CNN Business: Swings in Market Sentiment Resemble Pre-Lehman Crisis, Strategist Warns
Article by Matt Egan in CNN Business
Wall Street's mood swings are starting to feel eerily similar to the months before the implosion of Lehman Brothers set off the 2008 financial meltdown, according to a market strategist.
Masanari Takada, a strategist at Nomura, warned in a report this week that an "ominous pattern" is developing in market sentiment that could point to deep losses ahead.
Takada cited the sharp deterioration in an internal equity sentiment index, which is calculated by the Nomura macro and quant strategy teams and is based on unspecified market data.

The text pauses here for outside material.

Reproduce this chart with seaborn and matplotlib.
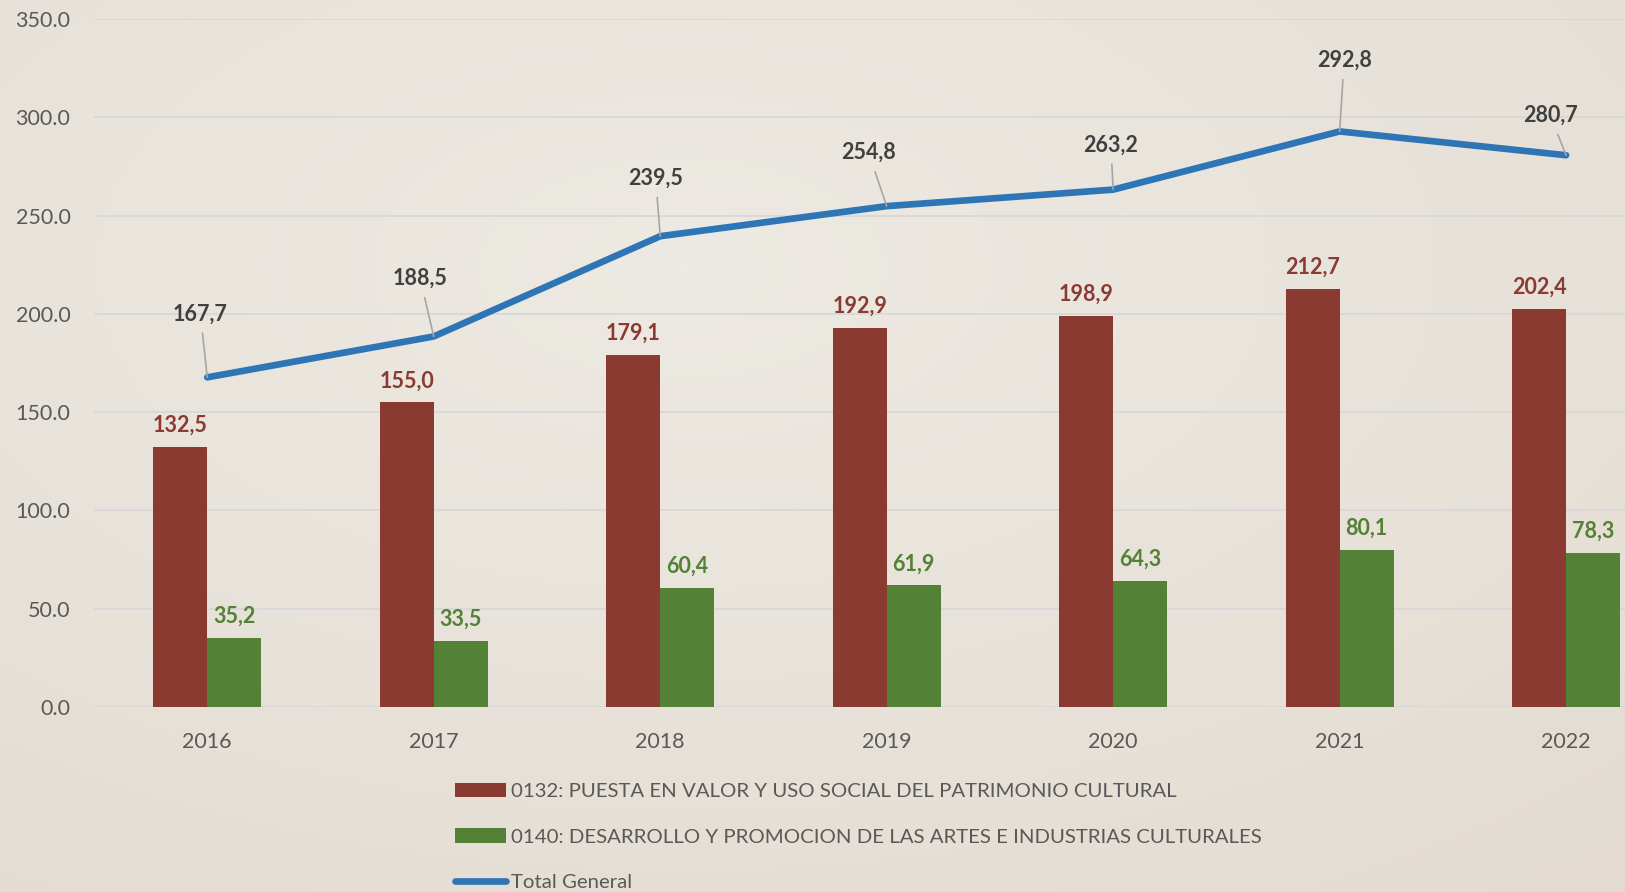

The recent swings in sentiment look like the ones experienced by the same index at the same point in 2008. "The trend in US stock market sentiment is starting to resemble the pattern observed in the run-up to the Lehman crisis," Takada wrote in the report.
Similar to 2007, US market confidence cratered late last year due to recession fears. The S&P 500 suffered its worst December since the Great Depression. US markets raced back to life in early 2019, driving a recovery in sentiment like the one that occurred in mid-2008.
Takada flagged points of similarity between the trend in sentiment now and before the Lehman collapse. Specifically, he pointed to the extent of the recent deterioration in market sentiment — and the timing of that decline. "The correlation could turn out to be coincidental," Takada said.
If it's not a coincidence, he warned, then there is a risk of a "bear-squeeze rally" in US stocks from mid-June through early August followed by a "massive sell-off" late in the summer.